GOAL OF THE EXERCISE:
Write out the entire listing below exactly, with the pictures left out.

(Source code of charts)
········

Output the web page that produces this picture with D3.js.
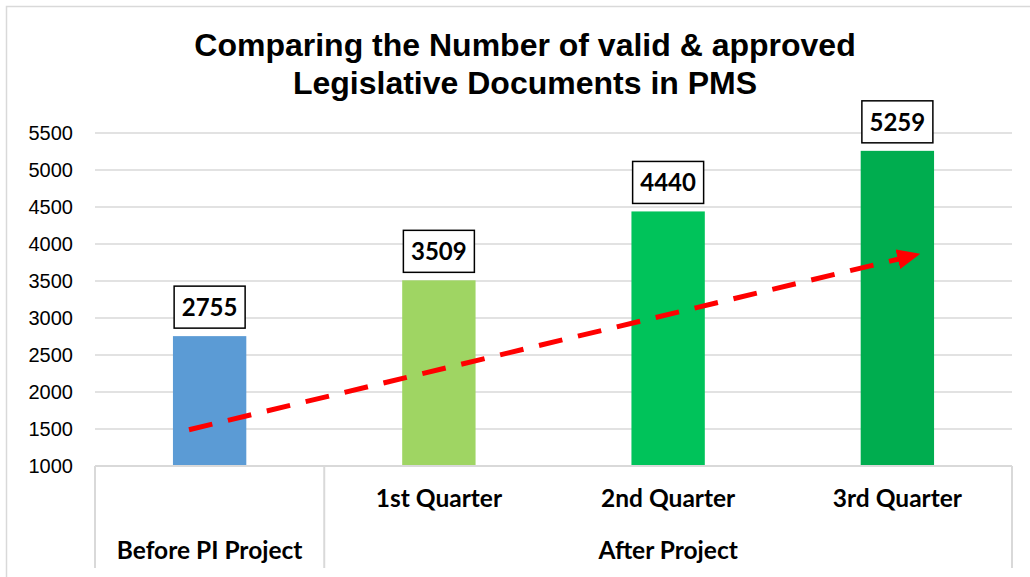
<!DOCTYPE html>
<html>
<head>
<meta charset="utf-8">
<script src="https://cdn.jsdelivr.net/npm/d3@7"></script>
<style>
  body { margin: 0; background: #fff; }
  svg { display: block; }
</style>
</head>
<body>
<div id="chart"></div>
<script>
// data
const categories = ['Before PI Project', '1st Quarter', '2nd Quarter', '3rd Quarter']
const groups = [
    { label: 'Before PI Project', from: 0, to: 0 },
    { label: 'After Project', from: 1, to: 3 }
]
const values = [2755, 3509, 4440, 5259]
const barColors = ['#5B9BD5', '#9FD563', '#00C35A', '#00AD4F']
const yTicks = [1000, 1500, 2000, 2500, 3000, 3500, 4000, 4500, 5000, 5500]
const titleLines = ['Comparing the Number of valid & approved', 'Legislative Documents in PMS']
// trend arrow: [category position (band index + fraction), value]
const trend = [[0.41, 1490], [3.59, 3860]]

const width = 1030, height = 577
const plotLeft = 95, plotRight = 1012, plotTop = 133, plotBottom = 466

const svg = d3.select('#chart').append('svg')
    .attr('width', width).attr('height', height)

svg.append('rect')
    .attr('x', 6.5).attr('y', 6.5)
    .attr('width', width).attr('height', height)
    .attr('fill', '#fff').attr('stroke', '#D9D9D9').attr('stroke-width', 1.5)

// title
svg.append('g').selectAll('text')
    .data(titleLines)
    .enter()
    .append('text')
    .attr('x', 525)
    .attr('y', (d, i) => 56 + i * 38)
    .attr('text-anchor', 'middle')
    .style('font-family', '"Liberation Sans", Arial, sans-serif')
    .style('font-weight', 'bold')
    .style('font-size', '32px')
    .text(d => d)

const x = d3.scaleBand().domain(categories).range([plotLeft, plotRight])
    .paddingInner(0.68).paddingOuter(0.34)
const step = x.step()
const y = d3.scaleLinear().domain([1000, 5500]).range([plotBottom, plotTop])
const xPos = d3.scaleLinear().domain([0, 1]).range([plotLeft, plotLeft + step])

// gridlines
svg.append('g').selectAll('line')
    .data(yTicks.slice(1))
    .enter()
    .append('line')
    .attr('x1', plotLeft).attr('x2', plotRight)
    .attr('y1', d => y(d)).attr('y2', d => y(d))
    .attr('stroke', '#D9D9D9').attr('stroke-width', 1.5)

// y axis labels
const yAxis = svg.append('g')
    .attr('transform', `translate(${plotLeft - 22},0)`)
    .call(d3.axisLeft(y).tickValues(yTicks).tickFormat(d3.format('d')).tickSize(0).tickPadding(0))
yAxis.select('.domain').remove()
yAxis.selectAll('text')
    .style('font-family', '"Liberation Sans", Arial, sans-serif')
    .style('font-size', '20px')
    .attr('fill', '#000')

// bars
svg.append('g').selectAll('rect')
    .data(values)
    .enter()
    .append('rect')
    .attr('x', (d, i) => x(categories[i]))
    .attr('y', d => y(d))
    .attr('width', x.bandwidth())
    .attr('height', d => y(1000) - y(d))
    .style('fill', (d, i) => barColors[i])

// category table
const table = svg.append('g')
table.append('line')
    .attr('x1', plotLeft).attr('x2', plotRight)
    .attr('y1', plotBottom).attr('y2', plotBottom)
    .attr('stroke', '#D9D9D9').attr('stroke-width', 2)
const seps = [0, 1, 4]
table.selectAll('line.sep')
    .data(seps)
    .enter()
    .append('line')
    .attr('class', 'sep')
    .attr('x1', d => xPos(d)).attr('x2', d => xPos(d))
    .attr('y1', plotBottom).attr('y2', 568)
    .attr('stroke', '#D9D9D9').attr('stroke-width', 2)

const labelFont = 'Lato, "Open Sans", sans-serif'
table.selectAll('text.cat')
    .data(categories.slice(1))
    .enter()
    .append('text')
    .attr('class', 'cat')
    .attr('x', d => x(d) + x.bandwidth() / 2)
    .attr('y', 507)
    .attr('text-anchor', 'middle')
    .style('font-family', labelFont)
    .style('font-weight', 'bold')
    .style('font-size', '24.5px')
    .text(d => d)
table.selectAll('text.grp')
    .data(groups)
    .enter()
    .append('text')
    .attr('class', 'grp')
    .attr('x', d => (xPos(d.from) + xPos(d.to + 1)) / 2)
    .attr('y', 559)
    .attr('text-anchor', 'middle')
    .style('font-family', labelFont)
    .style('font-weight', 'bold')
    .style('font-size', '24.5px')
    .text(d => d.label)

// trend arrow
svg.append('defs').append('marker')
    .attr('id', 'head')
    .attr('viewBox', '0 0 10 10')
    .attr('refX', 9).attr('refY', 5)
    .attr('markerWidth', 4.6).attr('markerHeight', 4)
    .attr('orient', 'auto')
    .attr('preserveAspectRatio', 'none')
    .append('path')
    .attr('d', 'M0,0 L10,5 L0,10 Z')
    .attr('fill', '#FF0000')
svg.append('path')
    .datum(trend)
    .attr('d', d3.line().x(d => xPos(d[0])).y(d => y(d[1])))
    .attr('stroke', '#FF0000')
    .attr('stroke-width', 5)
    .attr('stroke-dasharray', '24,16')
    .attr('fill', 'none')
    .attr('marker-end', 'url(#head)')

// data labels
const lab = svg.append('g').selectAll('g')
    .data(values)
    .enter()
    .append('g')
    .attr('transform', (d, i) => `translate(${x(categories[i]) + x.bandwidth() / 2},${y(d) - 8})`)
lab.append('rect')
    .attr('x', -35.5).attr('y', -42)
    .attr('width', 71).attr('height', 42)
    .attr('fill', '#fff').attr('stroke', '#000').attr('stroke-width', 1.5)
lab.append('text')
    .attr('y', -12)
    .attr('text-anchor', 'middle')
    .style('font-family', labelFont)
    .style('font-weight', 'bold')
    .style('font-size', '24px')
    .text(d => d)
</script>
</body>
</html>
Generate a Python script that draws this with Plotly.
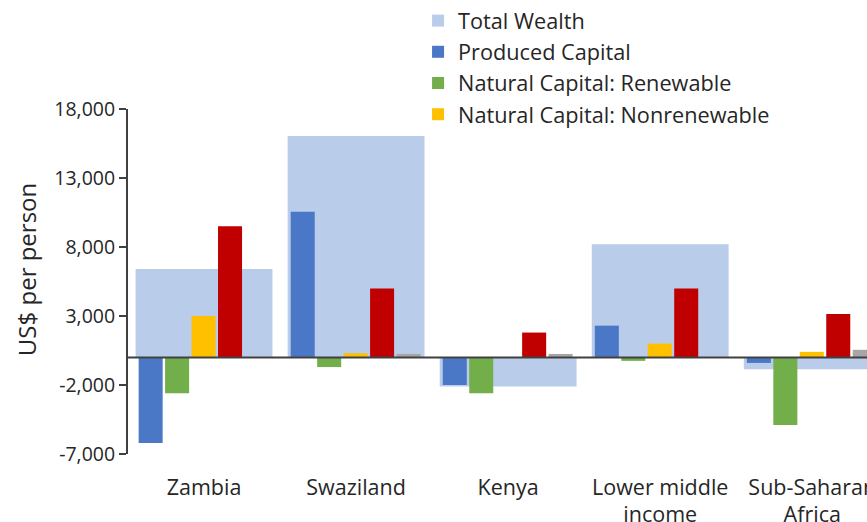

········

RESULT FOR THIS TASK:
Output the web page that produces this picture with D3.js.
<!DOCTYPE html>
<html>
<head>
<meta charset="utf-8">
<script src="https://cdn.jsdelivr.net/npm/d3@7"></script>
<style>
  body { margin: 0; background: #fff; }
  svg { display: block; }
</style>
</head>
<body>
<div id="chart"></div>
<script>
// data
const categories = ['Before PI Project', '1st Quarter', '2nd Quarter', '3rd Quarter']
const groups = [
    { label: 'Before PI Project', from: 0, to: 0 },
    { label: 'After Project', from: 1, to: 3 }
]
const values = [2755, 3509, 4440, 5259]
const barColors = ['#5B9BD5', '#9FD563', '#00C35A', '#00AD4F']
const yTicks = [1000, 1500, 2000, 2500, 3000, 3500, 4000, 4500, 5000, 5500]
const titleLines = ['Comparing the Number of valid & approved', 'Legislative Documents in PMS']
// trend arrow: [category position (band index + fraction), value]
const trend = [[0.41, 1490], [3.59, 3860]]

const width = 1030, height = 577
const plotLeft = 95, plotRight = 1012, plotTop = 133, plotBottom = 466

const svg = d3.select('#chart').append('svg')
    .attr('width', width).attr('height', height)

svg.append('rect')
    .attr('x', 6.5).attr('y', 6.5)
    .attr('width', width).attr('height', height)
    .attr('fill', '#fff').attr('stroke', '#D9D9D9').attr('stroke-width', 1.5)

// title
svg.append('g').selectAll('text')
    .data(titleLines)
    .enter()
    .append('text')
    .attr('x', 525)
    .attr('y', (d, i) => 56 + i * 38)
    .attr('text-anchor', 'middle')
    .style('font-family', '"Liberation Sans", Arial, sans-serif')
    .style('font-weight', 'bold')
    .style('font-size', '32px')
    .text(d => d)

const x = d3.scaleBand().domain(categories).range([plotLeft, plotRight])
    .paddingInner(0.68).paddingOuter(0.34)
const step = x.step()
const y = d3.scaleLinear().domain([1000, 5500]).range([plotBottom, plotTop])
const xPos = d3.scaleLinear().domain([0, 1]).range([plotLeft, plotLeft + step])

// gridlines
svg.append('g').selectAll('line')
    .data(yTicks.slice(1))
    .enter()
    .append('line')
    .attr('x1', plotLeft).attr('x2', plotRight)
    .attr('y1', d => y(d)).attr('y2', d => y(d))
    .attr('stroke', '#D9D9D9').attr('stroke-width', 1.5)

// y axis labels
const yAxis = svg.append('g')
    .attr('transform', `translate(${plotLeft - 22},0)`)
    .call(d3.axisLeft(y).tickValues(yTicks).tickFormat(d3.format('d')).tickSize(0).tickPadding(0))
yAxis.select('.domain').remove()
yAxis.selectAll('text')
    .style('font-family', '"Liberation Sans", Arial, sans-serif')
    .style('font-size', '20px')
    .attr('fill', '#000')

// bars
svg.append('g').selectAll('rect')
    .data(values)
    .enter()
    .append('rect')
    .attr('x', (d, i) => x(categories[i]))
    .attr('y', d => y(d))
    .attr('width', x.bandwidth())
    .attr('height', d => y(1000) - y(d))
    .style('fill', (d, i) => barColors[i])

// category table
const table = svg.append('g')
table.append('line')
    .attr('x1', plotLeft).attr('x2', plotRight)
    .attr('y1', plotBottom).attr('y2', plotBottom)
    .attr('stroke', '#D9D9D9').attr('stroke-width', 2)
const seps = [0, 1, 4]
table.selectAll('line.sep')
    .data(seps)
    .enter()
    .append('line')
    .attr('class', 'sep')
    .attr('x1', d => xPos(d)).attr('x2', d => xPos(d))
    .attr('y1', plotBottom).attr('y2', 568)
    .attr('stroke', '#D9D9D9').attr('stroke-width', 2)

const labelFont = 'Lato, "Open Sans", sans-serif'
table.selectAll('text.cat')
    .data(categories.slice(1))
    .enter()
    .append('text')
    .attr('class', 'cat')
    .attr('x', d => x(d) + x.bandwidth() / 2)
    .attr('y', 507)
    .attr('text-anchor', 'middle')
    .style('font-family', labelFont)
    .style('font-weight', 'bold')
    .style('font-size', '24.5px')
    .text(d => d)
table.selectAll('text.grp')
    .data(groups)
    .enter()
    .append('text')
    .attr('class', 'grp')
    .attr('x', d => (xPos(d.from) + xPos(d.to + 1)) / 2)
    .attr('y', 559)
    .attr('text-anchor', 'middle')
    .style('font-family', labelFont)
    .style('font-weight', 'bold')
    .style('font-size', '24.5px')
    .text(d => d.label)

// trend arrow
svg.append('defs').append('marker')
    .attr('id', 'head')
    .attr('viewBox', '0 0 10 10')
    .attr('refX', 9).attr('refY', 5)
    .attr('markerWidth', 4.6).attr('markerHeight', 4)
    .attr('orient', 'auto')
    .attr('preserveAspectRatio', 'none')
    .append('path')
    .attr('d', 'M0,0 L10,5 L0,10 Z')
    .attr('fill', '#FF0000')
svg.append('path')
    .datum(trend)
    .attr('d', d3.line().x(d => xPos(d[0])).y(d => y(d[1])))
    .attr('stroke', '#FF0000')
    .attr('stroke-width', 5)
    .attr('stroke-dasharray', '24,16')
    .attr('fill', 'none')
    .attr('marker-end', 'url(#head)')

// data labels
const lab = svg.append('g').selectAll('g')
    .data(values)
    .enter()
    .append('g')
    .attr('transform', (d, i) => `translate(${x(categories[i]) + x.bandwidth() / 2},${y(d) - 8})`)
lab.append('rect')
    .attr('x', -35.5).attr('y', -42)
    .attr('width', 71).attr('height', 42)
    .attr('fill', '#fff').attr('stroke', '#000').attr('stroke-width', 1.5)
lab.append('text')
    .attr('y', -12)
    .attr('text-anchor', 'middle')
    .style('font-family', labelFont)
    .style('font-weight', 'bold')
    .style('font-size', '24px')
    .text(d => d)
</script>
</body>
</html>
Generate a Python script that draws this with Plotly.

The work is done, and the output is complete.